A6.5 Where is it Safest to Work: Ranking States by Occupational Injury and Illness Costs Per Capita- Waehrer GM, Miller TR, Leigh JP, Sheppard M
This paper ranks states by per capita cost of occupational injury/illness and by severity of nonfatal days away from work (DAFW) cases. It uses 1993 Census of Fatal Occupational Injuries and Bureau of Labor Statistics DAFW survey data. For each victim, we modeled medical payments, the dollar value of wage and household work losses, and the dollar amount that an informed jury would award to compensate pain, suffering, and lost quality of life if a trial were appropriate and the victim's negligence did not contribute to the injury/illness. Analyses of national and state health care data sets yielded spending per victim by diagnosis (illness or nature of injury and body part injured). The work loss analysis modeled the duration of work-related disability for victims who had not returned to work by BLS report data and accounted for permanent disability. Wage losses were modeled with Current Population Survey data. The jury verdict analysis examined almost 2,000 occupational injury verdicts (typically awards against third parties) and adjusted for bias in who decides to sue.
The most dangerous states to work (those with the highest occupational injury and illness costs per capita), are Alaska (highest), West Virginia, and Wyoming.
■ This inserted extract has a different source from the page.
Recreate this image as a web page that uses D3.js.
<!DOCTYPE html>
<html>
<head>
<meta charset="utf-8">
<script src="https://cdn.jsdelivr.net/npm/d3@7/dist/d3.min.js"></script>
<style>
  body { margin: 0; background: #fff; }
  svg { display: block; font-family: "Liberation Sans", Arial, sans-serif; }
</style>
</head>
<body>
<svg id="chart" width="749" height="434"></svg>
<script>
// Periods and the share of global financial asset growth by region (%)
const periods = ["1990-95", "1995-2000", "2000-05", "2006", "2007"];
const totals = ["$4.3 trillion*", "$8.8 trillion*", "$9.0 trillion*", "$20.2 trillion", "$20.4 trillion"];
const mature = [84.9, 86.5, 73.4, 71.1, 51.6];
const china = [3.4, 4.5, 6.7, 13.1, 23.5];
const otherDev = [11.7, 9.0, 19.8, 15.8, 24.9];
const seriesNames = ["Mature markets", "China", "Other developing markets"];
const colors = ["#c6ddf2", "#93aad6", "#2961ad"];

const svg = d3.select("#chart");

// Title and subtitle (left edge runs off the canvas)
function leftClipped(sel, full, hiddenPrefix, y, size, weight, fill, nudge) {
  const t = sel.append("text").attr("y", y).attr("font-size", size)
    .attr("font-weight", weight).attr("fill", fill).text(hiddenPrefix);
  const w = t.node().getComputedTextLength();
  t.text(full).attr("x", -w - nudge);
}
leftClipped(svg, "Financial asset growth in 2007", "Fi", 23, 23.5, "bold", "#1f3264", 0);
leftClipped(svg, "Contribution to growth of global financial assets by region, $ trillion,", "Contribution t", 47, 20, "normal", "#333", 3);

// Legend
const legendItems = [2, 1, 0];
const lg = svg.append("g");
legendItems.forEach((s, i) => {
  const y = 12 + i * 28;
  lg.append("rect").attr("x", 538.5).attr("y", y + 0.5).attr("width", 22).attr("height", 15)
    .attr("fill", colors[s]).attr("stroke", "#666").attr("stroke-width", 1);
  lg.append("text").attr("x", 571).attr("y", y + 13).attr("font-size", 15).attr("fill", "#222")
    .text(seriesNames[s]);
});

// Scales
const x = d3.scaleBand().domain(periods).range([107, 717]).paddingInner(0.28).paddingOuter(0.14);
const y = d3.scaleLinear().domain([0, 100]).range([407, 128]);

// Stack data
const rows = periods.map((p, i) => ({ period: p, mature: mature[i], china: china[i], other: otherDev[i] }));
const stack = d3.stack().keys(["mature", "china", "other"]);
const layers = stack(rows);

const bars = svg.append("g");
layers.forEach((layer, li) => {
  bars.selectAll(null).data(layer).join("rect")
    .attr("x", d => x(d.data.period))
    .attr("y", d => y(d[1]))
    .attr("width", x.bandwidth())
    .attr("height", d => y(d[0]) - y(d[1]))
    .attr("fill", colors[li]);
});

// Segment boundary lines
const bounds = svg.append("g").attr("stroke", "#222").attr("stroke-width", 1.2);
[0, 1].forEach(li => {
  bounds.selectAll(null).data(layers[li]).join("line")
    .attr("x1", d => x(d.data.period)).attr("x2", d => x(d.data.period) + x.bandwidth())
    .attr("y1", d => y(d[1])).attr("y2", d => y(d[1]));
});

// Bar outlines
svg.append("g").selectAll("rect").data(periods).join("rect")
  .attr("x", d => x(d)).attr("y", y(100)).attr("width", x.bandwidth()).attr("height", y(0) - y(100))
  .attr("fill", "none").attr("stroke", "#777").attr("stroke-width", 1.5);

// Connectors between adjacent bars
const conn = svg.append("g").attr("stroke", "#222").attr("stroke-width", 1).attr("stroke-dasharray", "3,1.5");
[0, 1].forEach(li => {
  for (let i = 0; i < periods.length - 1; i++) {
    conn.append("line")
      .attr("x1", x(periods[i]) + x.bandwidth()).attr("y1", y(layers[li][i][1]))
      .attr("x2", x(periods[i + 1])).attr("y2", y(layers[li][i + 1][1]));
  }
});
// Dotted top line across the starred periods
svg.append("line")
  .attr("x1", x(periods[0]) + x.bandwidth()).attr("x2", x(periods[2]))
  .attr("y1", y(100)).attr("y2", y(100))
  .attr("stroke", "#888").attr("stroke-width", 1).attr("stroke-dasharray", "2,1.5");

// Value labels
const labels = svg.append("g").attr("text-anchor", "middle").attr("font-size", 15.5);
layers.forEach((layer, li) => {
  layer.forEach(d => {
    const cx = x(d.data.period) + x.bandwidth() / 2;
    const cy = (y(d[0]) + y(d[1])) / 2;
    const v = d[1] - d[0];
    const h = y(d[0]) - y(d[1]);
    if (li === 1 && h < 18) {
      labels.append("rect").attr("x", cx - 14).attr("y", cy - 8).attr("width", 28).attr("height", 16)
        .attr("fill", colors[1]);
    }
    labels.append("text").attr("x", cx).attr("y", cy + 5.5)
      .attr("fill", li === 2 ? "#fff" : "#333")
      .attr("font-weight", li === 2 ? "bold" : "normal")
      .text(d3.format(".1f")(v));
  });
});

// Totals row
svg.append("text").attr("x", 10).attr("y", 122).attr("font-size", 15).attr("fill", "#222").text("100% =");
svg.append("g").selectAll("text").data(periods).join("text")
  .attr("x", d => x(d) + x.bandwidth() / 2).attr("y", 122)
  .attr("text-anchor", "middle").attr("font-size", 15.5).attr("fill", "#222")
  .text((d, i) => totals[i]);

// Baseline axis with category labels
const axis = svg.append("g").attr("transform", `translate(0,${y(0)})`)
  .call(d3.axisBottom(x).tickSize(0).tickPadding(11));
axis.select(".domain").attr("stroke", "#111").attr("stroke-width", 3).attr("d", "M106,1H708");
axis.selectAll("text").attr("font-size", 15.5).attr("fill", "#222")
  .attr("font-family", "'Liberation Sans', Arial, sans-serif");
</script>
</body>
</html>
The safest "states" to work are the District of Columbia (lowest), New Hampshire, and Massachusetts. These ranks account for event frequency and severity but not for state medical care price differentials or earnings differences for comparable jobs. Ranking by cost per DAFW case (i.e., by severity), in order, West Virginia, New Jersey, Texas, the District of Columbia, and Wyoming rank highest. New Hampshire, Florida, Hawaii, Idaho, and South Dakota rank lowest. Climate and the nature of available jobs bound health and safety levels. Controllable factors - employer attitudes toward worker protection, reporting enforcement, government occupational safety and health efforts - also are influential.
A6.6 Years of Potential Life Lost in the National Traumatic Occupational Fatality Database-Gilbert SJ, Bailer AJ, Stayner LT
Years of potential life lost (YPLL) may be a more meaningful and intuitive measure of the impact of occupational fatalities than traditional measure such as SMRs and rate ratios. We examine the YPLL for different industries, occupations, and causes of death over the years 1980 to 1995 using the National Traumatic Occupational Fatality Database (NTOF). The number of deaths, total YPLL, and average YPLL are calculated for different combinations of industry, occupation, and cause of death. The industries of Public Administration, Mining, and Construction have the highest average YPLL per death among those classified, with Public Administration and Mining losing a potential of at least 39 years per fatal injury. Construction makes the largest contribution to the total YPLL accounting for over 18 percent of the total YPLL for all industries. We also compare YPLLs over time for other causes of death such as suicide, motor vehicles, falls, and those struck by falling objects. A comparison of YPLL by cause of death may help target intervention strategies designed to prevent occupational fatal injuries in different industries.